Social Sin and Solidarity with the Poor
In one of my book clubs, we are reading the Franciscan Friar Joseph Nangle's book Engaged Spirituality. This is an online book club and we are posting our thoughts via commentary on a Facebook group page set up for the purpose. In chapter four of this book, Nangle talks about the idea of social sin and how our current global capitalist system has perpetuated an environment in which poverty and inequality are perpetuated in the developing world and from which we in the developed world are the main beneficiaries. Nangle views our global political economy in its perpetuation of poverty and inequality as the manifestation of what he calls social sin. In our online discussion, we've debated our obligations towards solidarity with the poor in the context of our privilege as beneficiaries of this unfair system. I've taken issue with some of the discussion that has, I think, misinterpreted the gospel message of solidarity with the poor as necessitating some kind of revisiting of our privilege as problematic. Here are some of my comments on this issue:
I think we should strive to live like and with the poor. And that's part of Nangle's point in how we should respond to social sin -- we shouldn't seek to ignore it nor to try to justify it. But I do think that Nangle was clear (and I agree with him) that we should respond to social sin (as to all kinds of sin) by acknowledging it and working towards rectifying it without driving ourselves to the point of an unhealthy guilt over it. I think Nangle would be opposed to an unhealthy self-flagellation for our sins, including our complicity in social sin.
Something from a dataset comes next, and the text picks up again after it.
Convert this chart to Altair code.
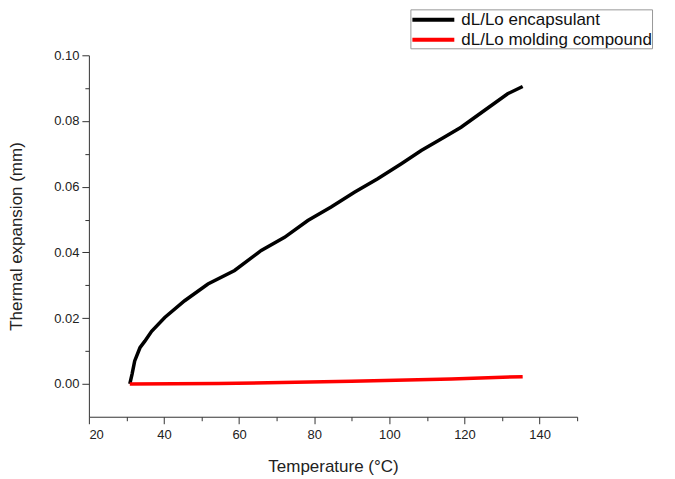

It's an oppression of guilt that, in itself, can be sinful, too, I believe. We can acknowledge that the comforts of a hot shower, air conditioning in summer, and an occasional indulgence in ice cream for dessert form part of a system that distances us from the reality of the poor and perhaps even perpetuates that system -- and in so acknowledging this fact, try to readjust our lives accordingly. In keepting with Nangle's earlier chapter, that is our solidarity call within the incarnation of Christ as fully human. But there is nothing inherently evil in a better, more comfortable life. In fact, my hope is to work on restructuring the inequities of our system (i.e. rectifying the social sin) such that our brothers and sisters across the world can share in these comforts, too. In other words, sometimes I think our solidarity direction can be backwards oriented in the sense that we think we need to be more deprived and suffering like the poor, rather than trying to have the poor be less deprived and less suffering like we are. Two sides to the solidarity coin.